Tuesday, January 1, 2013

Anat Hoffman and Religious Coercion

It's somewhat old news.  Anat Hoffman (pictured above in handcuffs) is the Executive Director of the Israel Religious Action Center, the legal and advocacy wing of the Reform movement in Israel.  As many readers are likely aware, Anat Hoffman was arrested back in October just as she was reciting the Shema for her role in organizing a women's Torah reading and prayer service in the women's section of the Western Wall.  Her arrest received much coverage in Israel and particularly throughout the diaspora.  Liberal Jewish theological and political advocacy groups throughout the world were outraged.  Many Americans, born and bred on the notion that there ought to be a wall of separation between church and state, found it difficult to accept that the Western Wall, the site of our ancient Temples, was one of the few places where certain Jews might actually be arrested merely for their style of religious worship. 

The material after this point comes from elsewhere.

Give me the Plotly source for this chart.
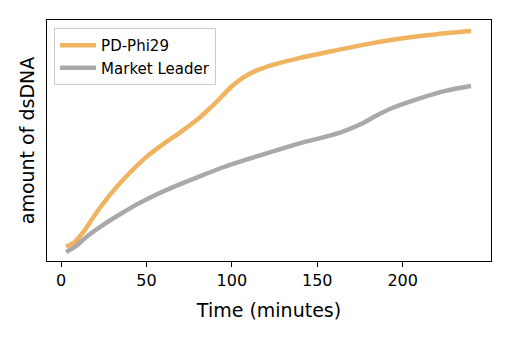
import plotly.graph_objects as go

# Time points (minutes) and relative dsDNA amounts (arbitrary units)
time_pd = [3, 8, 14, 20, 30, 40, 50, 60, 70, 80, 90, 100, 107, 115, 125,
           140, 160, 180, 200, 220, 240]
pd_phi29 = [5.9, 7.9, 12.9, 19.3, 28.6, 36.4, 43.2, 48.6, 53.5, 58.8, 65.3,
            72.5, 76.3, 79.2, 81.6, 84.3, 87.3, 90.1, 92.4, 94.1, 95.4]

time_ml = [3, 8, 16, 26, 36, 45, 55, 68, 80, 95, 110, 125, 140, 155, 165,
           175, 185, 195, 210, 225, 240]
market_leader = [3.7, 5.8, 10.6, 15.6, 20.0, 23.7, 27.3, 31.4, 34.8, 38.9,
                 42.4, 45.7, 48.9, 51.6, 53.7, 56.6, 60.5, 63.8, 67.5, 70.6, 72.6]

series_names = ["PD-Phi29", "Market Leader"]
series_colors = ["#F0B35F", "#A9A9A9"]

fig = go.Figure()
for name, xs, ys, color in [
    (series_names[0], time_pd, pd_phi29, series_colors[0]),
    (series_names[1], time_ml, market_leader, series_colors[1]),
]:
    fig.add_trace(go.Scatter(
        x=xs, y=ys, mode="lines", name=name,
        line=dict(color=color, width=4.5, shape="spline", smoothing=0.8),
    ))

font_family = "DejaVu Sans"

fig.update_layout(
    width=512, height=341,
    margin=dict(l=47, r=21, t=20, b=80),
    paper_bgcolor="white", plot_bgcolor="white",
    font=dict(family=font_family, color="black", size=16),
    showlegend=True,
    legend=dict(
        x=0.016, y=0.967, xanchor="left", yanchor="top",
        bgcolor="rgba(255,255,255,0.8)", bordercolor="#CCCCCC", borderwidth=1,
        font=dict(size=15, family=font_family), tracegroupgap=0,
        itemwidth=36,
    ),
    xaxis=dict(
        range=[-8.2, 251.7],
        tickvals=[0, 50, 100, 150, 200],
        ticks="outside", ticklen=5, tickwidth=1.3, tickcolor="black",
        showline=True, linecolor="black", linewidth=1.3, mirror=True,
        showgrid=False, zeroline=False,
        tickfont=dict(size=16),
        title=dict(text="Time (minutes)", font=dict(size=19), standoff=14),
    ),
    yaxis=dict(
        range=[0, 100],
        showticklabels=False, ticks="",
        showline=True, linecolor="black", linewidth=1.3, mirror=True,
        showgrid=False, zeroline=False,
        title=dict(text="amount of dsDNA", font=dict(size=19), standoff=6),
    ),
)

fig.write_html("out.html")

Notably, the Orthodox position and reaction has been quite different, and somewhat monolithic.  In Orthodox circles, the discussion has centered around the fact that these practices have never been allowed at the Western Wall before, and that since such practices are an affront toward the traditional gender roles embodied in the classical Rabbinic tradition, they are offensive and must be stopped.  Many worshipers are offended by having to witness new and problematic innovations at their holy site, the thinking goes.  

Moreover, Orthodox Rabbinic control of the Western Wall absolutely must be maintained, in much the same way that all of Jerusalem must always remain unified.  This is what I hear in what has become the Orthodox echo chamber.  This event is only regrettable in that the arrest brought to the public's attention the issue of freedom of worship, and that this very attention threatens to eventually uproot Orthodox control of holy sites and potentially the state Rabbinate as well. 

Writing as an Orthodox Rabbi, I am struck by a fundamental problem.  In general, the Orthodox community to which I belong seems to speak of control in terms of political power.  Winning is an end unto itself, and control of the state Rabbinate and holy sites is regarded as vital, if we are ever to defeat the well-intentioned yet misguided forces of liberal Judaism.  In short, the aim is for us to win and for the others to lose.

In my view, this type of thinking is clearly wrong, both from a human perspective but also from an Orthodox perspective.  We passionately believe that the prophetic writings of the Torah and Tanach, as well as the collective wisdom of our rich and diverse faith as developed and handed down throughout the millenia, represent a moral imperative and a divine mission to live upstanding moral and ethical lives.  In that regard, it is indeed disappointing that so many have rejected Judaism.  It is more disappointing when supposed "representatives" of the faith (Rabbis and other religious leaders) pervert the mission on a daily basis with institutional fraud and subsequent cover up, all while stringently observing only the most superficial trappings of Judaism.  

The core of our divine mission is to model both ethical behavior and loyalty to the one God, as a group.  If many members of the group fail to join the effort, we are all weaker for it.  And so our aim should be to foster ties and reconciliation in a divided Jewish world.  This is all the more true because we (the Orthodox community) have much to learn from others and have failed miserably (on the whole) when it comes to the modeling ethical and spiritual group behavior.  In our society, it makes less than no sense to suggest that others will come to appreciate God or the Torah if we force them to observe our rules and norms, especially when we have so much to clean up in our own house.  People may be persuaded by the beauty of the Torah, but not when it's strictest interpretation and least sensitive iteration is shoved down their throats.  For God's sake, we ought to let up on others (especially those who want to worship, albeit in non-traditional ways), and focus on becoming better individuals ourselves.  Then, it's possible that we'll actually deserve control of the institutions we currently abuse for political purposes of power and self-aggrandizement.  If our control keeps distancing people (and it most certainly does on the whole), why do we care about the control?